T.S. Eliot’s 1925 poem, The Hollow Men, says “the way the world ends” is “not with a bang, but a whimper.” If Eliot were writing today, the hollow men might be America’s conservative ideologues, the world that of the national anti-tax movement, and the whimper the one barely heard on Sept. 12, 2007.
That day, Roll Call, the tiny-circulation Washington newspaper, reported that Republican senators were fretting about “new polling data showing tax cuts are no longer priority No. 1” with voters. One senior GOP aide admitted that when it comes to tax cuts, “We’ve worn out the message.”
That Republicans’ 30-year anti-tax revolution could ebb with such little fanfare is a testament to how fast public attitudes about taxes are evolving.
In 2005, an NBC News/Wall Street Journal poll found most Americans believe President Bush’s tax cuts “have not been worth it because they have increased the deficit and caused cuts in government programs.” That same year, a Los Angeles Times survey found a majority believe the best way to stimulate the economy is not through “returning money to taxpayers through tax cuts” but through “spending for improvements to the country’s infrastructure.” By 2007, a New York Times/CBS News poll found most Americans would accept higher taxes to pay for public investments.

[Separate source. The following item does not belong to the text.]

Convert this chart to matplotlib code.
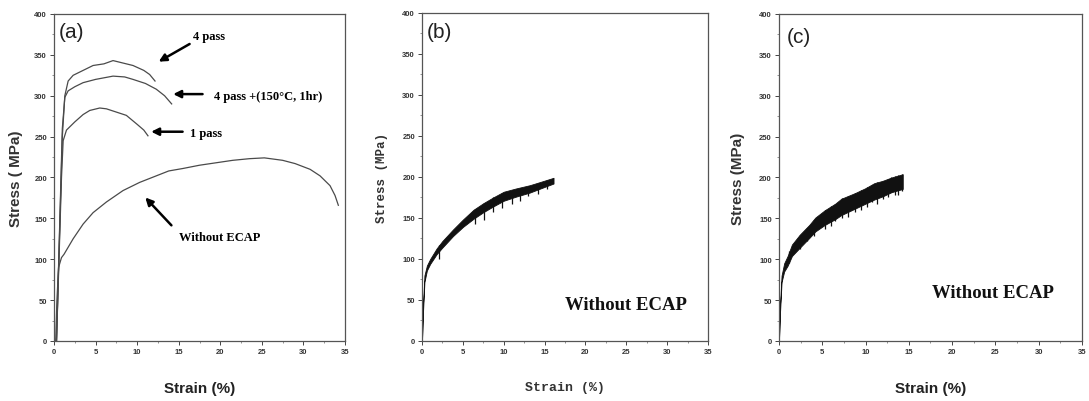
import numpy as np
import matplotlib.pyplot as plt
from matplotlib.ticker import MultipleLocator

# ---- panel (a): tensile curves ----
pass4_x = [0.3, 1.0, 1.3, 1.7, 2.3, 3.5, 4.7, 6.0, 7.1, 8.3, 9.5, 10.8, 11.5, 12.15]
pass4_y = [0, 250, 300, 318, 325, 331, 337, 339, 343, 340, 337, 331, 326, 318]

pass4ht_x = [0.3, 1.0, 1.3, 1.7, 2.5, 3.5, 5.0, 7.1, 8.5, 9.5, 11.0, 12.3, 13.3, 14.15]
pass4ht_y = [0, 260, 298, 306, 311, 316, 320, 324, 323, 320, 315, 308, 300, 290]

pass1_x = [0.3, 0.9, 1.1, 1.5, 2.5, 3.5, 4.3, 5.5, 6.3, 7.5, 8.7, 10.0, 10.8, 11.3]
pass1_y = [0, 200, 245, 258, 268, 277, 282, 285, 284, 280, 276, 265, 258, 251]

noecap_x = [0.2, 0.35, 0.55, 0.9, 1.2, 2.3, 3.5, 4.7, 6.3, 8.3, 10.3, 12.3, 13.8, 15.5,
            17.5, 19.5, 21.5, 23.5, 25.3, 27.5, 29.0, 30.8, 32.0, 33.2, 33.8, 34.2]
noecap_y = [0, 50, 90, 102, 106, 125, 143, 157, 170, 184, 194, 202, 208, 211,
            215, 218, 221, 223, 224, 221, 217, 210, 202, 190, 178, 166]

# ---- panel (b): serrated curve, band edges + drops ----
b_x = [0, 0.1, 0.3, 0.6, 1.0, 1.8, 2.5, 3.8, 5.0, 6.3, 7.5, 8.7, 10.0, 11.5, 13.2, 14.5, 16.1]
b_upper = [0, 40, 80, 92, 100, 113, 122, 136, 148, 160, 168, 175, 182, 186, 190, 194, 199]
b_lower = [0, 30, 72, 86, 94, 106, 114, 128, 139, 149, 157, 164, 171, 176, 181, 186, 192]
b_drop_x = [2.1, 6.5, 7.6, 8.7, 9.8, 11.0, 12.0, 13.0, 14.2, 15.3]
b_drop_y = [100, 143, 147, 157, 162, 167, 171, 177, 179, 185]

# ---- panel (c) ----
c_x = [0, 0.1, 0.3, 0.6, 1.0, 1.5, 2.4, 3.5, 4.2, 5.3, 6.5, 7.2, 8.8, 10.0, 11.0, 12.0, 13.0, 14.3]
c_upper = [0, 40, 80, 95, 104, 118, 130, 142, 151, 160, 168, 174, 181, 187, 193, 196, 200, 204]
c_lower = [0, 30, 72, 85, 92, 104, 114, 126, 134, 142, 149, 154, 162, 168, 173, 177, 182, 186]
c_drop_x = [1.2, 2.4, 3.2, 4.0, 5.3, 6.0, 6.5, 7.3, 8.0, 8.8, 9.5, 10.2, 10.7, 11.3,
            12.0, 12.6, 13.0, 13.4, 13.8, 14.2]
c_drop_y = [96, 112, 122, 128, 137, 141, 147, 150, 152, 158, 160, 164, 170, 168,
            174, 176, 182, 178, 178, 183]

x_ticks = [0, 5, 10, 15, 20, 25, 30, 35]
y_ticks = [0, 50, 100, 150, 200, 250, 300, 350, 400]

NARROW = ['Liberation Sans Narrow', 'Liberation Sans', 'DejaVu Sans']
SERIF = ['Liberation Serif', 'DejaVu Serif']

fig = plt.figure(figsize=(10.89, 4.02), dpi=100)
ax_a = fig.add_axes([0.0496, 0.1493, 0.2672, 0.8134])
ax_b = fig.add_axes([0.3875, 0.1493, 0.2626, 0.8159])
ax_c = fig.add_axes([0.7153, 0.1493, 0.2782, 0.8134])


def style_axes(ax):
    ax.set_xlim(0, 35)
    ax.set_ylim(0, 400)
    ax.set_xticks(x_ticks)
    ax.set_yticks(y_ticks)
    ax.xaxis.set_minor_locator(MultipleLocator(2.5))
    ax.yaxis.set_minor_locator(MultipleLocator(25))
    ax.tick_params(which='major', direction='out', length=3, width=0.7,
                   color='#444444', pad=2, labelsize=5.5, labelcolor='#333333')
    ax.tick_params(which='minor', direction='out', length=1.5, width=0.5, color='#666666')
    for lab in ax.get_xticklabels() + ax.get_yticklabels():
        lab.set_family(NARROW)
        lab.set_fontweight('bold')
    for sp in ax.spines.values():
        sp.set_linewidth(0.9)
        sp.set_color('#555555')


for ax in (ax_a, ax_b, ax_c):
    style_axes(ax)

# (a)
curve_kw = dict(color='#4a4a4a', lw=0.9)
ax_a.plot(pass4_x, pass4_y, **curve_kw)
ax_a.plot(pass4ht_x, pass4ht_y, **curve_kw)
ax_a.plot(pass1_x, pass1_y, **curve_kw)
ax_a.plot(noecap_x, noecap_y, **curve_kw)

arrow_kw = dict(arrowstyle='-|>', color='black', lw=1.8, mutation_scale=11)
note_kw = dict(family=SERIF, fontweight='bold', fontsize=9, va='center', ha='left')
ax_a.annotate('', xy=(12.3, 340), xytext=(16.6, 365), arrowprops=arrow_kw)
ax_a.text(16.7, 373, '4 pass', **note_kw)
ax_a.annotate('', xy=(14.0, 302), xytext=(18.2, 302), arrowprops=arrow_kw)
ax_a.text(19.2, 300, '4 pass +(150°C, 1hr)', **note_kw)
ax_a.annotate('', xy=(11.35, 256), xytext=(15.8, 256), arrowprops=arrow_kw)
ax_a.text(16.3, 255, '1 pass', **note_kw)
ax_a.annotate('', xy=(10.75, 178), xytext=(14.35, 139), arrowprops=arrow_kw)
ax_a.text(15.0, 127, 'Without ECAP', **note_kw)

ax_a.text(0.6, 378, '(a)', family=NARROW, fontsize=15, va='center', ha='left', color='#222222')
ax_a.set_ylabel('Stress ( MPa)', family=['Liberation Sans', 'DejaVu Sans'],
                fontweight='bold', fontsize=11, color='#333333', labelpad=8)
ax_a.set_xlabel('Strain (%)', family=NARROW, fontweight='bold', fontsize=11,
                color='#222222', labelpad=19)

# (b)
ax_b.fill_between(b_x, b_lower, b_upper, color='#111111', lw=0.6, edgecolor='#111111')
ax_b.vlines(b_drop_x, b_drop_y, np.interp(b_drop_x, b_x, b_upper), color='#111111', lw=0.9)
ax_b.text(0.6, 378, '(b)', family=NARROW, fontsize=15, va='center', ha='left', color='#222222')
ax_b.text(17.5, 45, 'Without ECAP', family=SERIF, fontweight='bold', fontsize=13.5,
          va='center', ha='left', color='#111111')
ax_b.set_ylabel('Stress (MPa)', family=['Liberation Mono', 'DejaVu Sans Mono'],
                fontweight='bold', fontsize=9, color='#333333', labelpad=10)
ax_b.set_xlabel('Strain (%)', family=['Liberation Mono', 'DejaVu Sans Mono'],
                fontweight='bold', fontsize=9.5, color='#333333', labelpad=19)

# (c)
ax_c.fill_between(c_x, c_lower, c_upper, color='#111111', lw=0.6, edgecolor='#111111')
ax_c.vlines(c_drop_x, c_drop_y, np.interp(c_drop_x, c_x, c_upper), color='#111111', lw=0.9)
ax_c.text(0.9, 373, '(c)', family=NARROW, fontsize=15, va='center', ha='left', color='#222222')
ax_c.text(17.7, 59, 'Without ECAP', family=SERIF, fontweight='bold', fontsize=13.5,
          va='center', ha='left', color='#111111')
ax_c.set_ylabel('Stress (MPa)', family=['Liberation Sans', 'DejaVu Sans'],
                fontweight='bold', fontsize=11, color='#333333', labelpad=10)
ax_c.set_xlabel('Strain (%)', family=NARROW, fontweight='bold', fontsize=11,
                color='#222222', labelpad=19)

fig.savefig('out.png', dpi=100)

The country has stopped listening to the anti-tax hollow men whose ideology puts regressive tax cuts before responsible public investment. That shift is due to events both sensational and mundane.
We have all seen horrifying television images of underfunded infrastructure — from bridges collapsing to steam pipes exploding to cities blacking out. Similarly, we have all experienced firsthand the negative consequences of resource-starved government services — from potholes that go unfilled to long lines at the Division of Motor Vehicles.
And as public opinion has changed, so have politicians.
Take Minnesota, a closely divided political bellwether. Earlier this year, the Democratic legislature sent Gov. Tim Pawlenty (R) a bill to boost the state’s gasoline taxes from among the lowest in the nation in order to upgrade bridges and roads. After Pawlenty vetoed that bill and Minneapolis’ I-35 bridge subsequently fell into the Mississippi River, the governor reversed himself on the tax issue.
Pawlenty, of course, is not the only Republican hollow man frantically backtracking. Idaho’s Butch Otter (R) — one of the decade’s most anti-tax members of Congress — is now as governor floating a similar tax hike to upgrade his state’s transportation system.
Here in Colorado, Denver Mayor John Hickenlooper is championing a ballot measure that would slightly raise property tax rates to pay for improvements to public infrastructure. He is joined by Gov. Bill Ritter (D), who nixed upcoming property tax cuts and froze current rates in order to let schools keep more resources. Both men realize that financially neglecting public priorities has become more politically and substantively dangerous as opposing the anti-tax hollow men, even in the traditionally tax-averse Rocky Mountain region.
Now, in Congress, a group of House Democrats led by Rep. David Obey, D-Wis., is proposing to attach a “war tax” to President Bush’s $190 billion Iraq spending bill. Their goal is two-fold: 1) Force the nation to confront the astronomical cost of this war 2) Stop war expenses from serving as the Bush administration’s excuse to slash every other federal priority.
Not surprisingly, all of these efforts have met with the hollow men’s outdated anti-tax bromides.
In Minnesota, Republican leaders have called the Democrats’ tax proposal a “pocket-picking mechanism.” In Colorado, the right-wing Independence Institute called Ritter’s property tax freeze “fiscal date rape,” while Denver’s lone Republican city councilor attacked Hickenlooper’s bond initiative as “a tax increase” — as if that alone is reason for voters to consider opposing it. Meanwhile, House Republican Leader John Boehner of Ohio belittled congressional Democrats’ war tax proposal as a plan to “raid every taxpayer’s wallet.”
These sound bites may yet prevail in some skirmishes, but Democrats’ offensive at the same time they are winning more elections signals that the public is rejecting the hollow men’s anti-tax mantra of “every man for himself” in favor of progressives’ motto that “we’re all in this together.” The term “tax and spend,” long an effective epithet, has become a positive, can-do brand of “invest and responsibly finance.” Or, put more colloquially, “You get what you pay for.”
And though the anti-tax hollow men will keep pining for their greed-is-good glory days, America will be better off for the change.